* _Material provided_:
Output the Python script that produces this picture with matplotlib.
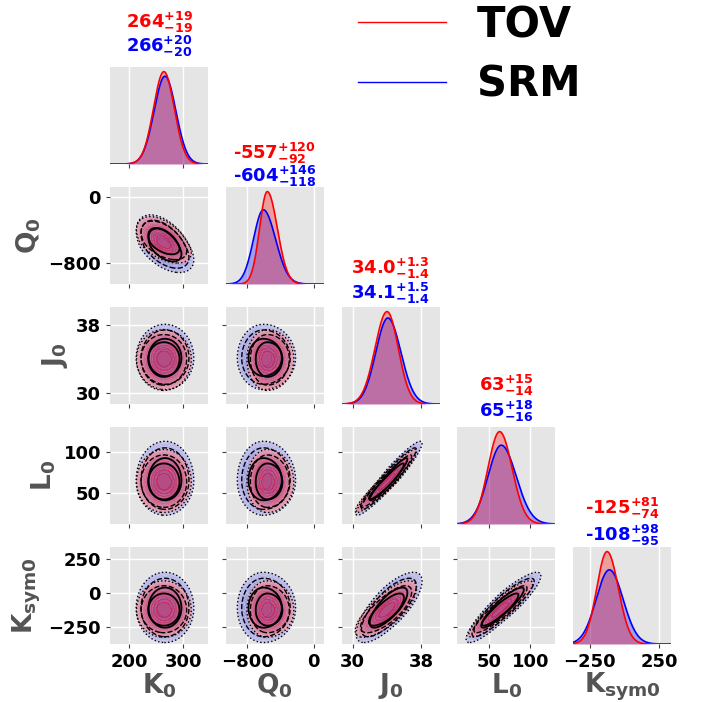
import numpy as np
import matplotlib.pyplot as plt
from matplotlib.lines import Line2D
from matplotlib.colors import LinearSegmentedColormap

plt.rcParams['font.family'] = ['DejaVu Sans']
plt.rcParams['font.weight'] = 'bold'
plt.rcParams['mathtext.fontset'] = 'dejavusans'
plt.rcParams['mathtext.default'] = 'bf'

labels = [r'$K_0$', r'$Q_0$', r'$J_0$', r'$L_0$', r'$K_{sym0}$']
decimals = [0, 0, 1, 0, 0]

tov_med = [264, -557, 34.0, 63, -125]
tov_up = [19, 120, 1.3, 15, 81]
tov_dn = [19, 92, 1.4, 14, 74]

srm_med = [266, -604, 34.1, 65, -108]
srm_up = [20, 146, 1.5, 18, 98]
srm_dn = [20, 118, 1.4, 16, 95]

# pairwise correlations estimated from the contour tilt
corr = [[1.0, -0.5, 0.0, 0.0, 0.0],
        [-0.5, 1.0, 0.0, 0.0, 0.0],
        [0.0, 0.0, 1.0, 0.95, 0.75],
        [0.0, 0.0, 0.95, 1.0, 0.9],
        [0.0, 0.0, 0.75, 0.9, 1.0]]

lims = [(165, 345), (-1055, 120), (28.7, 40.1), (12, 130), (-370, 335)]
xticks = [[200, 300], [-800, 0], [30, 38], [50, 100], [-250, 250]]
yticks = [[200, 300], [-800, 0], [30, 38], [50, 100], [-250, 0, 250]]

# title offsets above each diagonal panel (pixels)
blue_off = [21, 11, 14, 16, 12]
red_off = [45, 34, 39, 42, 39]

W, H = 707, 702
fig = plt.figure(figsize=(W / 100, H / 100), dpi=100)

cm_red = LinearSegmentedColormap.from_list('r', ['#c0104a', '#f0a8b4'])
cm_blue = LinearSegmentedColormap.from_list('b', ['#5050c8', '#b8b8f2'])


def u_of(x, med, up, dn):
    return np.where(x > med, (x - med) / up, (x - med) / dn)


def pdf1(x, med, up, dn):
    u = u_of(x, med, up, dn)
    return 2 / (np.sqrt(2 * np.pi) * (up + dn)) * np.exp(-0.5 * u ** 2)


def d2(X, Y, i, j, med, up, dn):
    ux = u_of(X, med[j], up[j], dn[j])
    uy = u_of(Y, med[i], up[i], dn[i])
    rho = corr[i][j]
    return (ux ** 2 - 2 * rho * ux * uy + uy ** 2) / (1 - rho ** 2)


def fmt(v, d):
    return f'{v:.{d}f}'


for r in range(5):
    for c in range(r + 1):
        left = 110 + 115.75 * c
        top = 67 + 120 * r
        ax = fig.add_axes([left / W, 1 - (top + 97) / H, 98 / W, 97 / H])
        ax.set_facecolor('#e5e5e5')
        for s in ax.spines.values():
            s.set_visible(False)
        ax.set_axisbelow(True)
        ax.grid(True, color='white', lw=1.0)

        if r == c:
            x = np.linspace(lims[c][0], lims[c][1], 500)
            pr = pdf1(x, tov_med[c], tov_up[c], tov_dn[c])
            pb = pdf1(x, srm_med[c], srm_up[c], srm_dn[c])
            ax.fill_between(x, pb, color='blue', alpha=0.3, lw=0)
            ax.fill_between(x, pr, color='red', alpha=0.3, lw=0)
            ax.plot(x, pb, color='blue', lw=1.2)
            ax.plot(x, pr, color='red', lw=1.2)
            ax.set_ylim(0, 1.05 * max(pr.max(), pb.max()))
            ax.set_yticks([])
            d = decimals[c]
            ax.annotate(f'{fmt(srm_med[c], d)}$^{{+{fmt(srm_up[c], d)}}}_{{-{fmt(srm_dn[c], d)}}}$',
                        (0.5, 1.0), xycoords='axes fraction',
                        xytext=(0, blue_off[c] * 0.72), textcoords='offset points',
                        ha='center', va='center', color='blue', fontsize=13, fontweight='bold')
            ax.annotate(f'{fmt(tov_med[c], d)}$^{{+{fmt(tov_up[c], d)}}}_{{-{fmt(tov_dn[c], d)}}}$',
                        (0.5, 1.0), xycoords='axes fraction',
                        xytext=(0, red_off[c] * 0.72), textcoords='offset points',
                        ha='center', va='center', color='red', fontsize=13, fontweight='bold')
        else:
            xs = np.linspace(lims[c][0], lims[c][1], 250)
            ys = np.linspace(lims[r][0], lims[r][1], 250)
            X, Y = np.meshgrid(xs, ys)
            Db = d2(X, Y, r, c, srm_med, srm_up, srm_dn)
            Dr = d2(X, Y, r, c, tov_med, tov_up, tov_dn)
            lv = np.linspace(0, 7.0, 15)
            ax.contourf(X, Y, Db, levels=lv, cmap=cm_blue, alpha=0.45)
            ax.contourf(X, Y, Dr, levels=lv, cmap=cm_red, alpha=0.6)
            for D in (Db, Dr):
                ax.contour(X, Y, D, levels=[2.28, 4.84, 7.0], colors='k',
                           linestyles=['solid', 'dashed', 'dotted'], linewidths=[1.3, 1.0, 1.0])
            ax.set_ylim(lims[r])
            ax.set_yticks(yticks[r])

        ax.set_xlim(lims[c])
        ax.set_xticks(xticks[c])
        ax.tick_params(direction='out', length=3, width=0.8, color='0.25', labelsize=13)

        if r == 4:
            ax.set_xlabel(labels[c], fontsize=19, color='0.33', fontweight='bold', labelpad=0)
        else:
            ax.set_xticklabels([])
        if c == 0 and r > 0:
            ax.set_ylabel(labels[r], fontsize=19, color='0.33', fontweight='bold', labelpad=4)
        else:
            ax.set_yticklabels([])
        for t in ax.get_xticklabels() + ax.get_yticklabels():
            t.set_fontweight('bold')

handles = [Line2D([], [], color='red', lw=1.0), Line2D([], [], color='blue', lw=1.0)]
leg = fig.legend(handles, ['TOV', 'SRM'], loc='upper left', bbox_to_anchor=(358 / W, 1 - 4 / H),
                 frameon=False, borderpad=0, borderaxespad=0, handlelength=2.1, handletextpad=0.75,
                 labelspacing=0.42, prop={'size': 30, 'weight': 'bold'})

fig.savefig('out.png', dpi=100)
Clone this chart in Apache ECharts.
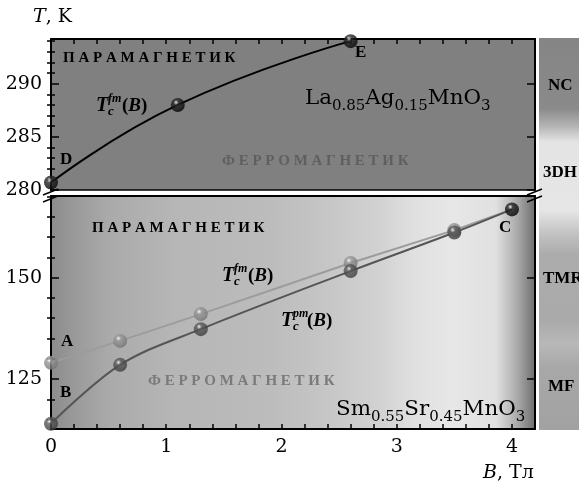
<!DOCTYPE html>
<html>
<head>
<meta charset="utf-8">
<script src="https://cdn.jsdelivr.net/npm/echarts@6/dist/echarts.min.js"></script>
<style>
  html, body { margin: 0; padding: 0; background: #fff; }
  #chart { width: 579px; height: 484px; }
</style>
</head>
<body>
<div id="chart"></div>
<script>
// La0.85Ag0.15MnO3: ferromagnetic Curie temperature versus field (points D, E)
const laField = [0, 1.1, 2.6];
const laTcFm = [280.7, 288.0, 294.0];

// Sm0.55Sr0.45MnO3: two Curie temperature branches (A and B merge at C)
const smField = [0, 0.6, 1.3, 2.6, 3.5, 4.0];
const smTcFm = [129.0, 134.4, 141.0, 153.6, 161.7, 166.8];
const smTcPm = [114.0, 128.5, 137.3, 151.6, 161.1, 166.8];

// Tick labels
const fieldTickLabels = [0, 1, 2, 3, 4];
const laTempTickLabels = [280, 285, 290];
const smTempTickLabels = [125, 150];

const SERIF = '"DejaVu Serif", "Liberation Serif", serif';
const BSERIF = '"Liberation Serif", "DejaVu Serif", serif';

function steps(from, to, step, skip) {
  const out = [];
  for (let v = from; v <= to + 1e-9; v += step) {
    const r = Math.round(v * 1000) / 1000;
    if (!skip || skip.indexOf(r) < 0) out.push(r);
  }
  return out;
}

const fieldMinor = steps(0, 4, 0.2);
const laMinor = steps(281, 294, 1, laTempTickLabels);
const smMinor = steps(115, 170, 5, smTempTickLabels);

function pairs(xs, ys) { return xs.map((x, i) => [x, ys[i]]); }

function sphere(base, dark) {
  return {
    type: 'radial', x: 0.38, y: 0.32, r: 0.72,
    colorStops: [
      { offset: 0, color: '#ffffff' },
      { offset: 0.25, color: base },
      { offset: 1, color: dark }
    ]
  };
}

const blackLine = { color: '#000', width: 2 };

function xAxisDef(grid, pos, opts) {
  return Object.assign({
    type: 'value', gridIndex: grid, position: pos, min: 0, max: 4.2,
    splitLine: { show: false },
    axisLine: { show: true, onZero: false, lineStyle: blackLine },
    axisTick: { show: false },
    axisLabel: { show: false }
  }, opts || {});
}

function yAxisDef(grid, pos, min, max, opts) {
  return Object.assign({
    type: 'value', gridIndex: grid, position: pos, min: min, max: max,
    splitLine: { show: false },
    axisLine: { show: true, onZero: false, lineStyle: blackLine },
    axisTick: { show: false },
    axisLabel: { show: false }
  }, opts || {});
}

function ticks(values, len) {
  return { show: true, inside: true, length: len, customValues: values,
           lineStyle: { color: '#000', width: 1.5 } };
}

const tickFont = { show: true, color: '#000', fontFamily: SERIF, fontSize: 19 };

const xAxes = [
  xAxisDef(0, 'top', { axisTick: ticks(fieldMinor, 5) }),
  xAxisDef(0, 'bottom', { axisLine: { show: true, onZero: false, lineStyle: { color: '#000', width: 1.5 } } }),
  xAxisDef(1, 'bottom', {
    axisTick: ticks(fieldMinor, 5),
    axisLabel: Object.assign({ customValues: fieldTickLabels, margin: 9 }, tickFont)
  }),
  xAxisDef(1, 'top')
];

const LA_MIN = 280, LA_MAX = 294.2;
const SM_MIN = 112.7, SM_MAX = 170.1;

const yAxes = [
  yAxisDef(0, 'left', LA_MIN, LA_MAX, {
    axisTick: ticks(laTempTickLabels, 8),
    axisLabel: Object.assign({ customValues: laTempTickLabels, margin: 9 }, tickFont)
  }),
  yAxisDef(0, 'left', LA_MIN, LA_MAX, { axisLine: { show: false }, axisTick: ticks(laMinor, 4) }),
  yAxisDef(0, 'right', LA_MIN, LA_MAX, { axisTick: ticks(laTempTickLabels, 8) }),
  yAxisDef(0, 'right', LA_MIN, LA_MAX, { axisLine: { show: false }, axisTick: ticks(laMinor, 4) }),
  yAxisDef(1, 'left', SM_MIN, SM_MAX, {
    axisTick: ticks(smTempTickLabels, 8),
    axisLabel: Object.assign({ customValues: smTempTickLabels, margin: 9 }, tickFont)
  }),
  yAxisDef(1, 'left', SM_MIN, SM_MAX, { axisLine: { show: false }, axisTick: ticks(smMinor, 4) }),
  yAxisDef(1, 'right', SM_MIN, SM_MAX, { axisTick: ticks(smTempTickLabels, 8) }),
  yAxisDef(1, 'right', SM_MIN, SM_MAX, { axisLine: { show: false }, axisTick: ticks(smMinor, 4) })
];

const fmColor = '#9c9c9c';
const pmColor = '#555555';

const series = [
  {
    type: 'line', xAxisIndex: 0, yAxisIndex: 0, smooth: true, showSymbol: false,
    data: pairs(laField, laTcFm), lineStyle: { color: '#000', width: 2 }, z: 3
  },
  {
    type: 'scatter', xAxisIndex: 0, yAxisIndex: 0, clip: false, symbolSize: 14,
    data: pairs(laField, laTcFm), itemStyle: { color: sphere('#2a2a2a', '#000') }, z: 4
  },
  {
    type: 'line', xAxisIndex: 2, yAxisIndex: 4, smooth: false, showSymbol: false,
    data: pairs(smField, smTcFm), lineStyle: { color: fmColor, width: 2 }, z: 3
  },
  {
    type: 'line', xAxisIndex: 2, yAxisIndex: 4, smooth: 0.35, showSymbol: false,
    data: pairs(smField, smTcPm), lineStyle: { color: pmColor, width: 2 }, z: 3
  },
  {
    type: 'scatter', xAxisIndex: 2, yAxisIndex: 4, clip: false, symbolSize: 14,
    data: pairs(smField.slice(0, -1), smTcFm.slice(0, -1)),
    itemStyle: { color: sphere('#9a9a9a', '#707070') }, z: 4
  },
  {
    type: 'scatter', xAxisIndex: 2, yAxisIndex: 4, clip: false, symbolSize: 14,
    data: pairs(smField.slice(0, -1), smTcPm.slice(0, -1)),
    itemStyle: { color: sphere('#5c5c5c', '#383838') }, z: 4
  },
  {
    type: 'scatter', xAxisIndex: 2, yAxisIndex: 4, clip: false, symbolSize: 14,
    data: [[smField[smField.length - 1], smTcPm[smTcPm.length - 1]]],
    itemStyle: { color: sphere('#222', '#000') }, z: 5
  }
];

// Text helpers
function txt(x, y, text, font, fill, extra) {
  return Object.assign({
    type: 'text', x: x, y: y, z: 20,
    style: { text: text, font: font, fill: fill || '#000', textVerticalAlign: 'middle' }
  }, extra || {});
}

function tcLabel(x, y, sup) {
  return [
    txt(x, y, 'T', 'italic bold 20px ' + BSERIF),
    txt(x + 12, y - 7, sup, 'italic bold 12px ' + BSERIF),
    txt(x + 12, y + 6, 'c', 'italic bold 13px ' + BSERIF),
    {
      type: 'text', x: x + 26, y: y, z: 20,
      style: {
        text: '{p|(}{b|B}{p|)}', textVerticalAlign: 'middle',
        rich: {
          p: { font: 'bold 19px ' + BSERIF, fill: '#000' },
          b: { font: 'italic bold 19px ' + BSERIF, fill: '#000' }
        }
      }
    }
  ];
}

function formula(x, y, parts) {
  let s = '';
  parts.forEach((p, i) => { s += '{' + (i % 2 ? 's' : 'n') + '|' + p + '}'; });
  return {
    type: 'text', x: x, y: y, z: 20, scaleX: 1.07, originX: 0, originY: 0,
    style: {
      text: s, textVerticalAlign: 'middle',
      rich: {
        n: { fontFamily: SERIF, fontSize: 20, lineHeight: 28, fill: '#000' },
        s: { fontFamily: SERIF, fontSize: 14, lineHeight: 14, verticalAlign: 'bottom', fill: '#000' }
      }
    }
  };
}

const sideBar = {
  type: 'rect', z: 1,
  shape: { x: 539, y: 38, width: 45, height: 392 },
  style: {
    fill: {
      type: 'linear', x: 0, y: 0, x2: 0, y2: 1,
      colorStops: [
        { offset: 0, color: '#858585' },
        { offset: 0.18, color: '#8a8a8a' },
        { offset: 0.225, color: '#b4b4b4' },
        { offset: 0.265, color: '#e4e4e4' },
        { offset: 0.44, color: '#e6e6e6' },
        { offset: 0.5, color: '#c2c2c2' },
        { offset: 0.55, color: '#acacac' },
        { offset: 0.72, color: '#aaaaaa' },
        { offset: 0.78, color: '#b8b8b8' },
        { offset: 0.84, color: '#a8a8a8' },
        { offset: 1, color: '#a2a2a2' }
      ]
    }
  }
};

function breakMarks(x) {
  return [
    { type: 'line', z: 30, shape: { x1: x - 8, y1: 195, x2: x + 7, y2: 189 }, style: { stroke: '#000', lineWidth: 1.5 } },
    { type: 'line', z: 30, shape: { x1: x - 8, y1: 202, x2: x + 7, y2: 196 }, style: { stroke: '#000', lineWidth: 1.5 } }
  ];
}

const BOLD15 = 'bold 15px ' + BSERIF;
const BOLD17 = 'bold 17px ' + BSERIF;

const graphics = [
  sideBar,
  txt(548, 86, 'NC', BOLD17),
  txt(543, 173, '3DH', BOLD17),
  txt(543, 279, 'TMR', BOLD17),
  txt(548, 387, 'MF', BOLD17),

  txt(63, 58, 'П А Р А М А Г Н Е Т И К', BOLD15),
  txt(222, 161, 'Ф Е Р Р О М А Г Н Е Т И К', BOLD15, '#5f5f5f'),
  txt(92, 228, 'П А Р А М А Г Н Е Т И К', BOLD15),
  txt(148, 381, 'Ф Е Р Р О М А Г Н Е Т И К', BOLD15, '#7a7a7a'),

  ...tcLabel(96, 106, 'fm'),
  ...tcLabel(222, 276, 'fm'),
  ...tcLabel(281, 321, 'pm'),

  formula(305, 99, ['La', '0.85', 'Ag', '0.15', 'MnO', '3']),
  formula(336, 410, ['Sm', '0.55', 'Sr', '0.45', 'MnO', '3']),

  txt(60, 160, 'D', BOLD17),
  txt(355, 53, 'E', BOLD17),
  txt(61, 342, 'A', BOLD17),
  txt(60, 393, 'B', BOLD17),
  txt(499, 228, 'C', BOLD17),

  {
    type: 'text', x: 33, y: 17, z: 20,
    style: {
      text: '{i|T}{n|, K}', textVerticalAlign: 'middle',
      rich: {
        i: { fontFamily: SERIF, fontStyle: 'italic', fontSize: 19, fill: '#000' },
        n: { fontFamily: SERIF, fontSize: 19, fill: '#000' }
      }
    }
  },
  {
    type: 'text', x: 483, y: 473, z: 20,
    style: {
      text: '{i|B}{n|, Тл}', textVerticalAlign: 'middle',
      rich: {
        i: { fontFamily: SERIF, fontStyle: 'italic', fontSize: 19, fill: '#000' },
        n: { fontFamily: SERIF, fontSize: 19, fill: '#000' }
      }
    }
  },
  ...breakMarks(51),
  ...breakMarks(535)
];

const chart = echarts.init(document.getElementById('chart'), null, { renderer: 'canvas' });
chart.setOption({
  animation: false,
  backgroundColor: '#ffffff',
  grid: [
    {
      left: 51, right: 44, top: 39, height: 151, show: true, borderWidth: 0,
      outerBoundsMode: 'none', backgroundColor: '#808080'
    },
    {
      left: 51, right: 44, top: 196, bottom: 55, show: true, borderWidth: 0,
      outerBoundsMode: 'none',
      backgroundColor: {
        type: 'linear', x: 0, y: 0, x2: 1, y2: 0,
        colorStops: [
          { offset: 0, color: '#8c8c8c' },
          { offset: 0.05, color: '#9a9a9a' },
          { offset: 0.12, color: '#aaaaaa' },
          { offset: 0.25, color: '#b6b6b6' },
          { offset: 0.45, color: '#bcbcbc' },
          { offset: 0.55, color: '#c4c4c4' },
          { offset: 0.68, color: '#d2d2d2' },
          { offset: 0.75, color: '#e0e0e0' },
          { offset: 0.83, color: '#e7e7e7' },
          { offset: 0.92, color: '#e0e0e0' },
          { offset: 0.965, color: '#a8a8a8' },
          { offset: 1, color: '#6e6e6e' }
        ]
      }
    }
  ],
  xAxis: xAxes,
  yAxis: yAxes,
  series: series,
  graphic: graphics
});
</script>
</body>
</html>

* _What is asked_: From the first line above down to the line with "from matplotlib.colors import", reproduce every line and no others, omitting pictures.

* _Finished answer_:
Output the Python script that produces this picture with matplotlib.
import numpy as np
import matplotlib.pyplot as plt
from matplotlib.lines import Line2D
from matplotlib.colors import LinearSegmentedColormap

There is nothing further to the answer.